## Begin Given material

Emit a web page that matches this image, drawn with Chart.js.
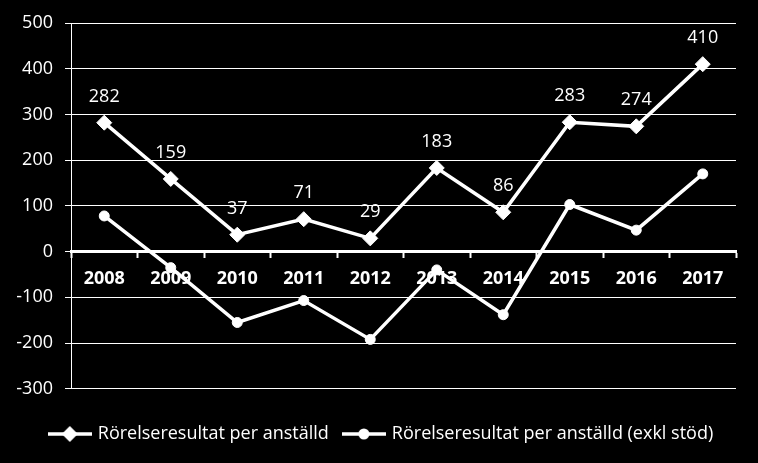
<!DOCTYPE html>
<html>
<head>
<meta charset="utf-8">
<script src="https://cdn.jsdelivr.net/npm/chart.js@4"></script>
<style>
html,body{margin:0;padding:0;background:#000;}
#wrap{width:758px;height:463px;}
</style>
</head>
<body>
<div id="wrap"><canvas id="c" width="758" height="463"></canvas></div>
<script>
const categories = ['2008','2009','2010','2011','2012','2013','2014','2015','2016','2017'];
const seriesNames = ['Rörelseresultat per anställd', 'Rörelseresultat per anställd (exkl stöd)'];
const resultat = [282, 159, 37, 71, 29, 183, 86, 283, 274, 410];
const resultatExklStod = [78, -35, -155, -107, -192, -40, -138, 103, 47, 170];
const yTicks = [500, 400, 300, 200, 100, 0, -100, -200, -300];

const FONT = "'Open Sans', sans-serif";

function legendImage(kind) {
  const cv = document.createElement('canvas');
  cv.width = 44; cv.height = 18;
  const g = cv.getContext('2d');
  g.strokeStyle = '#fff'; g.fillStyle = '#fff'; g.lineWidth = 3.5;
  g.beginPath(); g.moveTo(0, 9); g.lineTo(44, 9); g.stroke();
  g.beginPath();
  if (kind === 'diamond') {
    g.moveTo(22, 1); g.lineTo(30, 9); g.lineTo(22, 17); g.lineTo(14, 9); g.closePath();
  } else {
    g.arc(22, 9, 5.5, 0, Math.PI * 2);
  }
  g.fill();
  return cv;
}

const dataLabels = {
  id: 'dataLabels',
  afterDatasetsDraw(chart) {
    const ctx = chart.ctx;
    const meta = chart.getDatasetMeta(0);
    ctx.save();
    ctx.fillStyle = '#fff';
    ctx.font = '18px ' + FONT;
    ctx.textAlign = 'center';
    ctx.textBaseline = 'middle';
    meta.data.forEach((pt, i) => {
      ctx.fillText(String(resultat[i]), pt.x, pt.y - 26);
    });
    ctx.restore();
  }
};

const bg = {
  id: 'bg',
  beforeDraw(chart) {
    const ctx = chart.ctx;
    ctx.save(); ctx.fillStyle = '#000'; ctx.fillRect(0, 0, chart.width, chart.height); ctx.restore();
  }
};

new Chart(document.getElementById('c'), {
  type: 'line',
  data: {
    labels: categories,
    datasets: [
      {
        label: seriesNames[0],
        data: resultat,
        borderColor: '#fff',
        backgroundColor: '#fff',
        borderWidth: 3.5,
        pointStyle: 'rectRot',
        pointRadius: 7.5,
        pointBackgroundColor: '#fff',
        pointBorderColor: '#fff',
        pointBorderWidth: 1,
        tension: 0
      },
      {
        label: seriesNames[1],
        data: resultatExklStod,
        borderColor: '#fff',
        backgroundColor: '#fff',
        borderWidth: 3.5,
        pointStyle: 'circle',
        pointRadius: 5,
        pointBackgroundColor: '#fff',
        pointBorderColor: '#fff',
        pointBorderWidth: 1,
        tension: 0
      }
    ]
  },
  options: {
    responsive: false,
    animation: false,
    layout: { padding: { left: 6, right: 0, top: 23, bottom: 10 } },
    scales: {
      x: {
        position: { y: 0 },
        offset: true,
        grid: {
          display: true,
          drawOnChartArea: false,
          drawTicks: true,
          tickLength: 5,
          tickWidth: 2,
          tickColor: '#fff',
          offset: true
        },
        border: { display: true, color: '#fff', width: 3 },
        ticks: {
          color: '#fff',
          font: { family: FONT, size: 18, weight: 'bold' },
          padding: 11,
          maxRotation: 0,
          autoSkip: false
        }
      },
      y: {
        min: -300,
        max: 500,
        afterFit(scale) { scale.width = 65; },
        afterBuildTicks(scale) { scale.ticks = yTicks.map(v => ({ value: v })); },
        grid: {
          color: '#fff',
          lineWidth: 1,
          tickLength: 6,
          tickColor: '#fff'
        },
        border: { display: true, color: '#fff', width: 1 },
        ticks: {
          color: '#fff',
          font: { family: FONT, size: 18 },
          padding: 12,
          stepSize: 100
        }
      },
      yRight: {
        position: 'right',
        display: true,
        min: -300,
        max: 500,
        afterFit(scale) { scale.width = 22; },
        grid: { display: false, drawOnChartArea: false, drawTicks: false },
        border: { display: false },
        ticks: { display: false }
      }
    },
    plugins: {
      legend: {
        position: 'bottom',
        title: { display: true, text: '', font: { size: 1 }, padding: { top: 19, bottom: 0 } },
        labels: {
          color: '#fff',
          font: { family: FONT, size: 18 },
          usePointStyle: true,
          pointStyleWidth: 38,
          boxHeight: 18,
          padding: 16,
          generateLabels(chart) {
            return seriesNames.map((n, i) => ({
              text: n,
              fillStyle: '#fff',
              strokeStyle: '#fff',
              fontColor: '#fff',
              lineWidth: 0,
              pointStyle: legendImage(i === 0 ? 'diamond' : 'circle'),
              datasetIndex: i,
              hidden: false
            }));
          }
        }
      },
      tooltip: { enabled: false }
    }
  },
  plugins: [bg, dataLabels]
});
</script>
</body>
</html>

## End Given material

### Exercise
Leave the images out and output the remaining material exactly as it stands.

### Response for this exercise
Emit a web page that matches this image, drawn with Chart.js.
<!DOCTYPE html>
<html>
<head>
<meta charset="utf-8">
<script src="https://cdn.jsdelivr.net/npm/chart.js@4"></script>
<style>
html,body{margin:0;padding:0;background:#000;}
#wrap{width:758px;height:463px;}
</style>
</head>
<body>
<div id="wrap"><canvas id="c" width="758" height="463"></canvas></div>
<script>
const categories = ['2008','2009','2010','2011','2012','2013','2014','2015','2016','2017'];
const seriesNames = ['Rörelseresultat per anställd', 'Rörelseresultat per anställd (exkl stöd)'];
const resultat = [282, 159, 37, 71, 29, 183, 86, 283, 274, 410];
const resultatExklStod = [78, -35, -155, -107, -192, -40, -138, 103, 47, 170];
const yTicks = [500, 400, 300, 200, 100, 0, -100, -200, -300];

const FONT = "'Open Sans', sans-serif";

function legendImage(kind) {
  const cv = document.createElement('canvas');
  cv.width = 44; cv.height = 18;
  const g = cv.getContext('2d');
  g.strokeStyle = '#fff'; g.fillStyle = '#fff'; g.lineWidth = 3.5;
  g.beginPath(); g.moveTo(0, 9); g.lineTo(44, 9); g.stroke();
  g.beginPath();
  if (kind === 'diamond') {
    g.moveTo(22, 1); g.lineTo(30, 9); g.lineTo(22, 17); g.lineTo(14, 9); g.closePath();
  } else {
    g.arc(22, 9, 5.5, 0, Math.PI * 2);
  }
  g.fill();
  return cv;
}

const dataLabels = {
  id: 'dataLabels',
  afterDatasetsDraw(chart) {
    const ctx = chart.ctx;
    const meta = chart.getDatasetMeta(0);
    ctx.save();
    ctx.fillStyle = '#fff';
    ctx.font = '18px ' + FONT;
    ctx.textAlign = 'center';
    ctx.textBaseline = 'middle';
    meta.data.forEach((pt, i) => {
      ctx.fillText(String(resultat[i]), pt.x, pt.y - 26);
    });
    ctx.restore();
  }
};

const bg = {
  id: 'bg',
  beforeDraw(chart) {
    const ctx = chart.ctx;
    ctx.save(); ctx.fillStyle = '#000'; ctx.fillRect(0, 0, chart.width, chart.height); ctx.restore();
  }
};

new Chart(document.getElementById('c'), {
  type: 'line',
  data: {
    labels: categories,
    datasets: [
      {
        label: seriesNames[0],
        data: resultat,
        borderColor: '#fff',
        backgroundColor: '#fff',
        borderWidth: 3.5,
        pointStyle: 'rectRot',
        pointRadius: 7.5,
        pointBackgroundColor: '#fff',
        pointBorderColor: '#fff',
        pointBorderWidth: 1,
        tension: 0
      },
      {
        label: seriesNames[1],
        data: resultatExklStod,
        borderColor: '#fff',
        backgroundColor: '#fff',
        borderWidth: 3.5,
        pointStyle: 'circle',
        pointRadius: 5,
        pointBackgroundColor: '#fff',
        pointBorderColor: '#fff',
        pointBorderWidth: 1,
        tension: 0
      }
    ]
  },
  options: {
    responsive: false,
    animation: false,
    layout: { padding: { left: 6, right: 0, top: 23, bottom: 10 } },
    scales: {
      x: {
        position: { y: 0 },
        offset: true,
        grid: {
          display: true,
          drawOnChartArea: false,
          drawTicks: true,
          tickLength: 5,
          tickWidth: 2,
          tickColor: '#fff',
          offset: true
        },
        border: { display: true, color: '#fff', width: 3 },
        ticks: {
          color: '#fff',
          font: { family: FONT, size: 18, weight: 'bold' },
          padding: 11,
          maxRotation: 0,
          autoSkip: false
        }
      },
      y: {
        min: -300,
        max: 500,
        afterFit(scale) { scale.width = 65; },
        afterBuildTicks(scale) { scale.ticks = yTicks.map(v => ({ value: v })); },
        grid: {
          color: '#fff',
          lineWidth: 1,
          tickLength: 6,
          tickColor: '#fff'
        },
        border: { display: true, color: '#fff', width: 1 },
        ticks: {
          color: '#fff',
          font: { family: FONT, size: 18 },
          padding: 12,
          stepSize: 100
        }
      },
      yRight: {
        position: 'right',
        display: true,
        min: -300,
        max: 500,
        afterFit(scale) { scale.width = 22; },
        grid: { display: false, drawOnChartArea: false, drawTicks: false },
        border: { display: false },
        ticks: { display: false }
      }
    },
    plugins: {
      legend: {
        position: 'bottom',
        title: { display: true, text: '', font: { size: 1 }, padding: { top: 19, bottom: 0 } },
        labels: {
          color: '#fff',
          font: { family: FONT, size: 18 },
          usePointStyle: true,
          pointStyleWidth: 38,
          boxHeight: 18,
          padding: 16,
          generateLabels(chart) {
            return seriesNames.map((n, i) => ({
              text: n,
              fillStyle: '#fff',
              strokeStyle: '#fff',
              fontColor: '#fff',
              lineWidth: 0,
              pointStyle: legendImage(i === 0 ? 'diamond' : 'circle'),
              datasetIndex: i,
              hidden: false
            }));
          }
        }
      },
      tooltip: { enabled: false }
    }
  },
  plugins: [bg, dataLabels]
});
</script>
</body>
</html>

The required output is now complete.